In December 2021, the Senate suspended the filibuster for a one-time vote, allowing for a last-minute increase of $2.5 trillion dollars and bringing the debt ceiling to $31.4 trillion.
The history of the debt ceiling is one that is riddled with political infighting. Originally created to pay for spending during two world wars, it has become a political tool to critique and call attention to what some lawmakers consider excessive government spending.
Republicans accuse Democrats of pushing a tax-and-spend agenda and of refusing to care about the impact of the nation’s debt.

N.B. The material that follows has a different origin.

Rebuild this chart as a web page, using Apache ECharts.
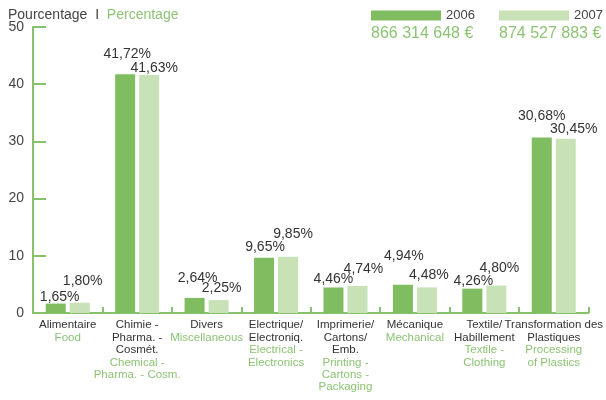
<!DOCTYPE html>
<html>
<head>
    <meta charset="utf-8">
    <script src="https://cdn.jsdelivr.net/npm/echarts@6/dist/echarts.min.js"></script>
</head>
<body style="margin:0">
    <div id="main" style="width: 606px;height:400px;"></div>
	<script type="text/javascript">
	// secteurs (FR / EN)
	var catFr = ['Alimentaire', 'Chimie -\nPharma. -\nCosmét.', 'Divers', 'Electrique/\nElectroniq.',
		'Imprimerie/\nCartons/\nEmb.', 'Mécanique', 'Textile/\nHabillement', 'Transformation des\nPlastiques'];
	var catEn = ['Food', 'Chemical -\nPharma. - Cosm.', 'Miscellaneous', 'Electrical -\nElectronics',
		'Printing -\nCartons -\nPackaging', 'Mechanical', 'Textile -\nClothing', 'Processing\nof Plastics'];
	var years = ['2006', '2007'];
	var totals = ['866 314 648 €', '874 527 883 €'];
	var v2006 = [1.65, 41.72, 2.64, 9.65, 4.46, 4.94, 4.26, 30.68];
	var v2007 = [1.80, 41.63, 2.25, 9.85, 4.74, 4.48, 4.80, 30.45];
	var yTicks = [0, 10, 20, 30, 40, 50];

	// decalage des etiquettes (comme sur l'original)
	var off2006 = [[4,6],[2,-8],[3,-8],[1,1],[0,4],[1,-17],[1,5],[0,-9]];
	var off2007 = [[3,-10],[5,5],[3,0],[5,-11],[6,-5],[2,0],[3,-5],[8,2]];

	var dark = '#80bc60', light = '#c9e1b6', axisGreen = '#86c26c', txtGreen = '#8cc474';
	var font = 'Liberation Sans';

	function fmt(v) { return v.toFixed(2).replace('.', ',') + '%'; }
	function items(vals, offs) {
		return vals.map(function (v, i) { return { value: v, label: { offset: offs[i] } }; });
	}

	myChart = echarts.init(document.getElementById('main'));
	myChart.setOption(option = {
		animation: false,
		textStyle: { fontFamily: font },
		title: [
			{
				text: '{a|Pourcentage}{s|  I  }{b|Percentage}',
				left: 3, top: 3,
				textStyle: {
					fontWeight: 'normal',
					rich: {
						a: { fontSize: 14, color: '#444', fontWeight: 'normal', fontFamily: font },
						s: { fontSize: 14, color: '#444', fontWeight: 'normal', fontFamily: font },
						b: { fontSize: 14, color: txtGreen, fontWeight: 'normal', fontFamily: font }
					}
				}
			},
			{ text: totals[0], left: 366, top: 21, textStyle: { fontSize: 16, fontWeight: 'normal', color: txtGreen, fontFamily: font } },
			{ text: totals[1], left: 494, top: 21, textStyle: { fontSize: 16, fontWeight: 'normal', color: txtGreen, fontFamily: font } }
		],
		legend: [
			{ data: [years[0]], left: 366, top: 4, itemWidth: 70, itemHeight: 10, icon: 'rect',
				textStyle: { fontSize: 13, color: '#444', padding: [0, 0, 0, 0] } },
			{ data: [years[1]], left: 494, top: 4, itemWidth: 70, itemHeight: 10, icon: 'rect',
				textStyle: { fontSize: 13, color: '#444', padding: [0, 0, 0, 0] } }
		],
		grid: { left: 33, right: 16, top: 27, bottom: 87 },
		xAxis: {
			type: 'category',
			data: catFr,
			axisLine: { lineStyle: { color: axisGreen, width: 2 } },
			axisTick: { show: true, inside: true, length: 6, interval: 0, lineStyle: { color: axisGreen, width: 2 } },
			axisLabel: {
				interval: 0, margin: 6,
				formatter: function (val, i) { return '{fr|' + val.split('\n').join('}\n{fr|') + '}\n{en|' + catEn[i].split('\n').join('}\n{en|') + '}'; },
				rich: {
					fr: { fontSize: 11.5, color: '#333', lineHeight: 12.4, fontFamily: font },
					en: { fontSize: 11.5, color: txtGreen, lineHeight: 12.4, fontFamily: font }
				}
			}
		},
		yAxis: {
			type: 'value',
			min: yTicks[0], max: yTicks[yTicks.length - 1], interval: 10,
			axisLine: { show: true, lineStyle: { color: axisGreen, width: 2 } },
			axisTick: { show: true, inside: true, length: 13, lineStyle: { color: axisGreen, width: 2 } },
			splitLine: { show: false },
			axisLabel: { fontSize: 14, color: '#444', margin: 9 }
		},
		series: [
			{
				name: years[0], type: 'bar', barWidth: 20, barGap: '20%',
				itemStyle: { color: dark },
				label: { show: true, position: 'top', distance: 5, fontSize: 14, color: '#333',
					formatter: function (p) { return fmt(p.value); } },
				data: items(v2006, off2006)
			},
			{
				name: years[1], type: 'bar', barWidth: 20,
				itemStyle: { color: light },
				label: { show: true, position: 'top', distance: 5, fontSize: 14, color: '#333',
					formatter: function (p) { return fmt(p.value); } },
				data: items(v2007, off2007)
			}
		]
	});
	</script>
</body>
</html>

Democrats accuse Republicans of obstructing government operations and forcing shutdowns for political gain.
In truth, the national debt is the result of government spending under both parties, and the debt ceiling has repeatedly been increased under both Republican and Democrat presidents and under both Republican-controlled and Democrat-controlled Congresses.
In 1995, the debt limit was less than $5 trillion, and now it exceeds $31.4 trillion. While this is a huge increase, the percentage in relation to the Gross Domestic Product has remained relatively stable. In 1946, the debt ceiling was roughly equivalent to 120% of GDP; it is around 125% today.
We forget that it was the post-war booming economy which brought the debt limit down to almost 30% of the nation’s GDP.
In short, we have seen all of this before. We have had similar debt-to-GDP ratios, faced government shutdowns, and seen our political parties link budget and debt votes to both social and economic agendas.
This all illustrates that much of the system is broken and the government needs to look at a different system — possibly a new budget reconciliation process or redefining the debt ceiling in terms of a percentage of the GDP.
Regardless of the solution, Americans have spent generations watching our leaders fight the same old fights. It is time for our leaders to grow up and move forward with a real plan.